Lynden's primary assets include:
- 14,765 gross / 5,883 net acres located in the core Midland Basin counties of Glasscock, Midland, Martin, and Howard, Texas.
- Working interests in 107 gross / 43.8 net vertical producing Wolfberry wells
- Working interests in 2 gross / 0.9 net recently drilled horizontal Wolfcamp wells in Glasscock County
- Working interests in 2 gross / 0.4 net horizontal wells in Martin County (1 gross Lower Spraberry well and 1 gross Wolfcamp well)
- Over 150 proved gross vertical Wolfberry locations on 20 to 40 acre spacing, with potential for 50 gross horizontal Wolfcamp A and B wells.
- Additional upside in the expanding horizontal Spraberry trend, multiple benches of the Wolfcamp, and the Cline.
- Further upside in 104,000 gross / 52,000 net acres in a single contiguous lease on the eastern shelf of the Permian Basin located in Coke, Mitchell, and Sterling Counties, Texas.
- Daily production of approximately 1,450 boe/d (53% oil, 77% liquids).
- As of June 30, 2015, SEC proved reserves totaled approximately 13.4 MMboe (34% proved developed, 50% oil, 76% liquids), as prepared by Lynden's independent reserve engineers, Cawley, Gillespie & Associates Inc. The proved reserves exclude any associated reserves related to future horizontal development.
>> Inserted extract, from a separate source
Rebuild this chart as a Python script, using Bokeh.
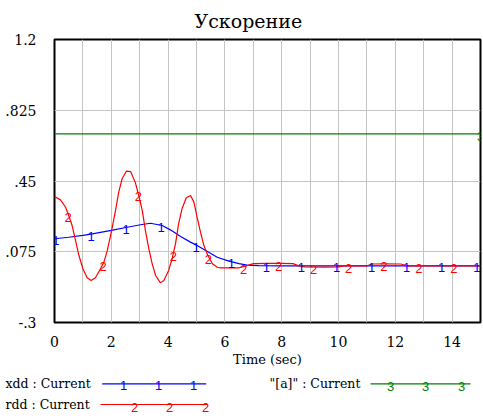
import numpy as np
from bokeh.plotting import figure
from bokeh.models import Range1d, FixedTicker
from bokeh.embed import file_html
from bokeh.resources import INLINE
from bokeh.core.properties import value

# ---------------- data ----------------
time_xdd = [0, 0.5, 1.0, 1.33, 2.0, 2.56, 3.03, 3.38, 3.79, 4.08, 4.44, 4.79, 5.02,
            5.37, 5.73, 6.14, 6.5, 6.78, 7.2, 8.0, 15.0]
xdd = [0.144, 0.152, 0.162, 0.170, 0.188, 0.205, 0.218, 0.226, 0.214, 0.191, 0.156,
       0.126, 0.108, 0.078, 0.046, 0.025, 0.012, 0.004, 0.001, 0.0, 0.0]

time_rdd = [0, 0.21, 0.39, 0.5, 0.62, 0.74, 0.86, 1.0, 1.15, 1.29, 1.44, 1.62, 1.74,
            1.86, 2.0, 2.15, 2.26, 2.38, 2.53, 2.68, 2.85, 2.97, 3.09, 3.2, 3.32, 3.44,
            3.56, 3.73, 3.85, 4.02, 4.14, 4.26, 4.37, 4.49, 4.64, 4.79, 4.91, 5.02,
            5.14, 5.26, 5.4, 5.56, 5.73, 5.85, 6.5, 6.75, 7.0, 7.5, 8.0, 8.4, 8.6, 8.8,
            9.5, 10.0, 10.2, 11.0, 11.2, 11.6, 12.2, 12.4, 15.0]
rdd = [0.368, 0.35, 0.311, 0.267, 0.214, 0.135, 0.055, -0.015, -0.063, -0.077, -0.063,
       -0.015, 0.02, 0.082, 0.179, 0.294, 0.39, 0.462, 0.502, 0.500, 0.44, 0.37, 0.294,
       0.188, 0.091, 0.011, -0.051, -0.09, -0.077, -0.024, 0.038, 0.117, 0.223, 0.303,
       0.361, 0.373, 0.338, 0.258, 0.179, 0.108, 0.055, 0.011, -0.007, -0.01, -0.01,
       0.0, 0.012, 0.013, 0.013, 0.012, 0.0, -0.005, -0.006, -0.005, 0.0, 0.0, 0.01,
       0.011, 0.01, 0.0, 0.0]

time_a = [0, 15]
a_vals = [0.7, 0.7]

xdd_marker_t = [0.05, 1.285, 2.52, 3.755, 4.99, 6.225, 7.46, 8.695, 9.93, 11.165, 12.4, 13.635, 14.87]
rdd_marker_t = [0.48, 1.715, 2.95, 4.185, 5.42, 6.655, 7.89, 9.125, 10.36, 11.595, 12.83, 14.065]
a_marker_t = [15.0]

x_ticks = [0, 2, 4, 6, 8, 10, 12, 14]
x_tick_labels = ["0", "2", "4", "6", "8", "10", "12", "14"]
x_grid_ticks = list(range(0, 16))
y_ticks = [-0.3, 0.075, 0.45, 0.825, 1.2]
y_tick_labels = ["-.3", ".075", ".45", ".825", "1.2"]

title_text = "Ускорение"
x_label = "Time (sec)"
legend_labels = ["xdd : Current", "rdd : Current", '"[a]" : Current']

BLUE = "#0000ff"
RED = "#ff0000"
GREEN = "#008000"
SERIF = "DejaVu Serif"
SANS = "Liberation Sans"

# ---------------- main figure ----------------
p = figure(width=483, height=370, x_range=Range1d(0, 15), y_range=Range1d(-0.3, 1.2),
           output_backend="svg", toolbar_location=None,
           min_border_left=54, min_border_right=3, min_border_top=39, min_border_bottom=48,
           title=title_text)
p.title.align = "left"
p.title.offset = 140
p.title.text_font = SERIF
p.title.text_font_size = "19px"
p.title.text_font_style = "normal"
p.title.text_color = "black"
p.title.standoff = 15

p.outline_line_color = "black"
p.outline_line_width = 2
p.background_fill_color = "white"
p.border_fill_color = "white"

p.xaxis.ticker = FixedTicker(ticks=x_ticks)
p.xaxis.major_label_overrides = {t: l for t, l in zip(x_ticks, x_tick_labels)}
p.yaxis.ticker = FixedTicker(ticks=y_ticks)
p.yaxis.major_label_overrides = {t: l for t, l in zip(y_ticks, y_tick_labels)}
for ax in (p.xaxis[0], p.yaxis[0]):
    ax.axis_line_color = None
    ax.major_tick_line_color = None
    ax.minor_tick_line_color = None
    ax.major_label_text_font = SERIF
    ax.major_label_text_font_size = "14px"
    ax.major_label_text_color = "black"
p.xaxis.major_label_standoff = 7
p.yaxis.major_label_standoff = 12
p.xaxis.axis_label = x_label
p.xaxis.axis_label_text_font = SERIF
p.xaxis.axis_label_text_font_size = "13px"
p.xaxis.axis_label_text_font_style = "normal"
p.xaxis.axis_label_text_color = "black"
p.xaxis.axis_label_standoff = 2

p.xgrid.ticker = FixedTicker(ticks=x_grid_ticks)
p.ygrid.ticker = FixedTicker(ticks=y_ticks)
p.grid.grid_line_color = "#c4c4c4"
p.grid.grid_line_width = 1

p.line(time_a, a_vals, line_color=GREEN, line_width=1.2)
p.line(time_xdd, xdd, line_color=BLUE, line_width=1.2)
p.line(time_rdd, rdd, line_color=RED, line_width=1.2)

p.text(x=xdd_marker_t, y=list(np.interp(xdd_marker_t, time_xdd, xdd)),
       text=["1"] * len(xdd_marker_t), text_color=BLUE, text_font=value(SANS),
       text_font_size="13px", text_align="center", text_baseline="middle", y_offset=2)
p.text(x=rdd_marker_t, y=list(np.interp(rdd_marker_t, time_rdd, rdd)),
       text=["2"] * len(rdd_marker_t), text_color=RED, text_font=value(SANS),
       text_font_size="13px", text_align="center", text_baseline="middle", y_offset=3)
p.text(x=a_marker_t, y=list(np.interp(a_marker_t, time_a, a_vals)),
       text=["3"] * len(a_marker_t), text_color=GREEN, text_font=value(SANS),
       text_font_size="13px", text_align="center", text_baseline="middle", y_offset=3)

# ---------------- legend figure (x/y in page pixels), separate root ----------------
leg = figure(width=483, height=49, x_range=Range1d(0, 483), y_range=Range1d(49, 0),
             output_backend="svg", toolbar_location=None,
             min_border_left=0, min_border_right=0, min_border_top=0, min_border_bottom=0,
             x_axis_type=None, y_axis_type=None)
leg.outline_line_color = None
leg.grid.visible = False
leg.background_fill_color = "white"
leg.border_fill_color = "white"

row1, row2 = 13.3, 34.0
leg.text(x=[5, 5, 269], y=[row1, row2, row1], text=legend_labels,
         text_color="black", text_font=value(SERIF), text_font_size="12.5px",
         text_align="left", text_baseline="middle")
leg.segment(x0=[101.7, 100, 370], y0=[row1, row2, row1], x1=[205.7, 207, 470], y1=[row1, row2, row1],
            line_color=[BLUE, RED, GREEN], line_width=1.2)
leg.text(x=[123, 158, 193], y=[row1] * 3, text=["1"] * 3, text_color=BLUE,
         text_font=value(SANS), text_font_size="13px", text_align="center",
         text_baseline="middle", y_offset=2)
leg.text(x=[134, 169, 205], y=[row2] * 3, text=["2"] * 3, text_color=RED,
         text_font=value(SANS), text_font_size="13px", text_align="center",
         text_baseline="middle", y_offset=3)
leg.text(x=[390, 425, 461], y=[row1] * 3, text=["3"] * 3, text_color=GREEN,
         text_font=value(SANS), text_font_size="13px", text_align="center",
         text_baseline="middle", y_offset=3)

open("out.html", "w").write(file_html([p, leg], INLINE))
Earthstone's existing senior management team will lead the combined company and plans to continue to work with CrownQuest Operating LLC, which serves as operator of most of Lynden's assets in the Midland Basin.
Frank A. Lodzinski, president and CEO of Earthstone, commented, "We will diversify our asset base and move into attractive acreage with significant horizontal potential in the Midland Basin. We will also broaden our shareholder base through this all-stock deal. Many in the financial community will recall that in our prior public company, GeoResources Inc., we initially entered the Bakken shale play in the Williston Basin on a non-operated basis with another excellent operator and quickly established an operating presence thereafter. We intend to expand our presence in west Texas and pursue operated properties and acreage as our management team has done in each of our four prior public companies.
Under the agreement, Earthstone will issue a total of approximately 3.7 million shares of common stock to Lynden stockholders. Each Lynden stockholder will receive 0.02842 of a share of Earthstone stock in exchange for each share of Lynden common stock held, representing consideration to each Lynden stockholder of US$0.52 per share based on the closing price of Earthstone common stock on December 16, 2015. Following the Transaction, stockholders of Earthstone and Lynden are expected to own approximately 79% and 21%, respectively, of the combined company on a fully diluted basis.
Earthstone intends to refinance under its secured revolving credit facility all indebtedness of Lynden, consisting solely of US$37.2 million of borrowings under its revolving credit facility. As of September 30, 2015, the combined company would have had US$49.3 million in cash on hand and US$48.3 million drawn under a borrowing base of US$117.5 million. At closing, Earthstone anticipates that a new borrowing base will be established.
Completion of the Transaction is subject to the approval of Lynden stockholders, a final order from the court in British Columbia to approve the Agreement and the fairness of the terms and conditions of the transaction, certain stock exchange approvals, and customary closing conditions.
Concurrently with the execution of the agreement, Oak Valley Resources LLC, which owns approximately 66.0% of the outstanding shares of Earthstone common stock, executed a written consent in favor of the transaction. Also, with the execution of the agreement, the executive officers and directors of Lynden and affiliates of JVL Advisors LLC, all in their capacities as stockholders of Lynden, each entered into a voting support agreement with Earthstone to vote in favor of the Transaction. Their shares of Lynden common stock constitute approximately 1% and 18%, respectively, of the total outstanding shares of Lynden common stock.